Recipient of the Victoria Cross

Lieutenant Colonel Robert George Scott, VC, DSO (22 April 1857 – 3 October 1918) was an English recipient of the Victoria Cross, the highest and most prestigious award for gallantry in the face of the enemy that can be awarded to British and Commonwealth forces.

==Early military career==
Scott was born on 22 April 1857 at Whittlesey, near Peterborough, Cambridgeshire. He was the son of Fleet-Surgeon Robert Charles Scott (RN) and Mary Elizabeth Scott, and entered Epsom College in 1870 and joined Granville House. He was an active member of the College Corps. After leaving College in 1871 he went on to join the Cape Mountain Riflemen in 1876. He served in the Frontier Wars of 1877 and the Zulu War of 1878–1879.

==Details of Victoria Cross==
Scott was 21 years old, and a sergeant in the Cape Mounted Riflemen, Cape Colonial Forces during the Morosi's Mountain 1879 Campaign when the following deed took place for which he was awarded the VC.

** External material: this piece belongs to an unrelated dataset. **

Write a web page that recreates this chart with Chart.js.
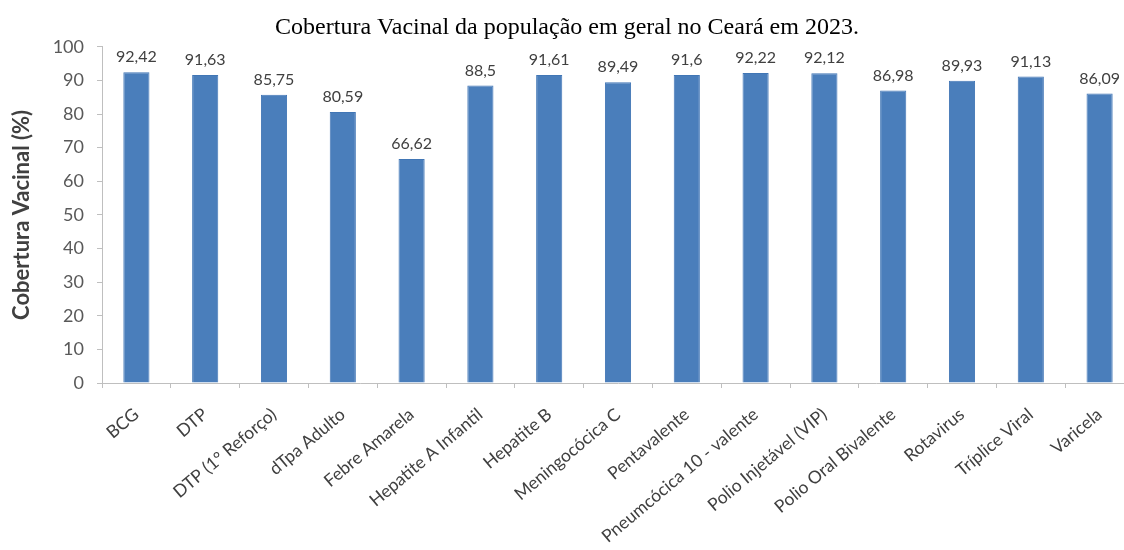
<!DOCTYPE html>
<html><head><meta charset="utf-8">
<script src="https://cdn.jsdelivr.net/npm/chart.js@4.4.0/dist/chart.umd.min.js"></script>
<style>html,body{margin:0;padding:0;background:#fff;overflow:hidden}#wrap{width:1134px;height:550px}</style>
</head><body><div id="wrap"><canvas id="c" width="1134" height="550"></canvas></div>
<script>
const categories = ["BCG","DTP","DTP (1° Reforço)","dTpa Adulto","Febre Amarela","Hepatite A Infantil","Hepatite B","Meningocócica C","Pentavalente","Pneumcócica 10 - valente","Polio Injetável (VIP)","Polio Oral Bivalente","Rotavirus","Tríplice Viral","Varicela"];
const coverage = [92.42,91.63,85.75,80.59,66.62,88.5,91.61,89.49,91.6,92.22,92.12,86.98,89.93,91.13,86.09];
const yTicks = [0,10,20,30,40,50,60,70,80,90,100];
const titleText = "Cobertura Vacinal da população em geral no Ceará em 2023.";
const yTitle = "Cobertura Vacinal (%)";

const labelPlugin = {
  id:'vals',
  afterDatasetsDraw(chart){
    const ctx = chart.ctx;
    const meta = chart.getDatasetMeta(0);
    ctx.save();
    ctx.font = '16px Lato, "Open Sans", sans-serif';
    ctx.fillStyle = '#404040';
    ctx.textAlign = 'center';
    ctx.textBaseline = 'bottom';
    meta.data.forEach((bar,i)=>{
      const txt = String(coverage[i]).replace('.',',');
      ctx.fillText(txt, bar.x, bar.y - 7);
    });
    ctx.restore();
  }
};

new Chart(document.getElementById('c'),{
  type:'bar',
  data:{labels:categories,datasets:[{data:coverage,backgroundColor:'#4a7ebb',borderColor:'#4176b5',borderWidth:1,barPercentage:0.76,categoryPercentage:0.5}]},
  options:{
    responsive:false,animation:false,
    layout:{padding:0},
    plugins:{
      legend:{display:false},tooltip:{enabled:false},
      title:{display:true,text:titleText,color:'#000',font:{family:'"Liberation Serif","Times New Roman",serif',size:24,weight:'normal',lineHeight:1.2},padding:{top:13,bottom:5}}
    },
    scales:{
      x:{
        grid:{drawOnChartArea:false,drawTicks:true,tickLength:5,color:'#bfbfbf'},
        border:{color:'#bfbfbf'},
        ticks:{color:'#404040',font:{family:'Lato, "Open Sans", sans-serif',size:17.5},maxRotation:40,minRotation:40,padding:16,autoSkip:false},
        afterFit(s){s.height=167;}
      },
      y:{
        min:0,max:100,
        afterBuildTicks(s){s.ticks=yTicks.map(v=>({value:v}));},
        grid:{drawOnChartArea:false,drawTicks:true,tickLength:5,color:'#bfbfbf'},
        border:{color:'#bfbfbf'},
        ticks:{color:'#595959',font:{family:'Lato, "Open Sans", sans-serif',size:18},padding:13},
        title:{display:true,text:yTitle,color:'#404040',font:{family:'Lato, "Open Sans", sans-serif',size:22,weight:'bold',lineHeight:1.2},padding:{top:9,bottom:0}},
        afterFit(s){s.width=102;}
      }
    }
  },
  plugins:[labelPlugin]
});
</script></body></html>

On 8 April 1879 during an attack on Morosi's Mountain, South Africa, Sergeant Scott volunteered to throw time-fuse shells as hand grenades over a wall of stone barricades from behind which the enemy were bringing heavy fire to bear on the Colonial troops. Sergeant Scott made his men take cover in case the shells burst prematurely before making two attempts to throw shells over it. At the second attempt the shell exploded almost in his hands blowing his right hand to pieces and wounding him severely in the leg.

==Later career==
Scott later served in South Africa during the Second Boer War, where he was in command of the Scott's Railway Guards, attached to the Kimberley Light Horse. The Railway Guards did work on the Orange River – Kimberley line, and was engaged by the enemy several times during the war. Following the end of hostilities, Scott left Cape Town for England in June 1902. He later served in the First World War. He later achieved the rank of lieutenant colonel.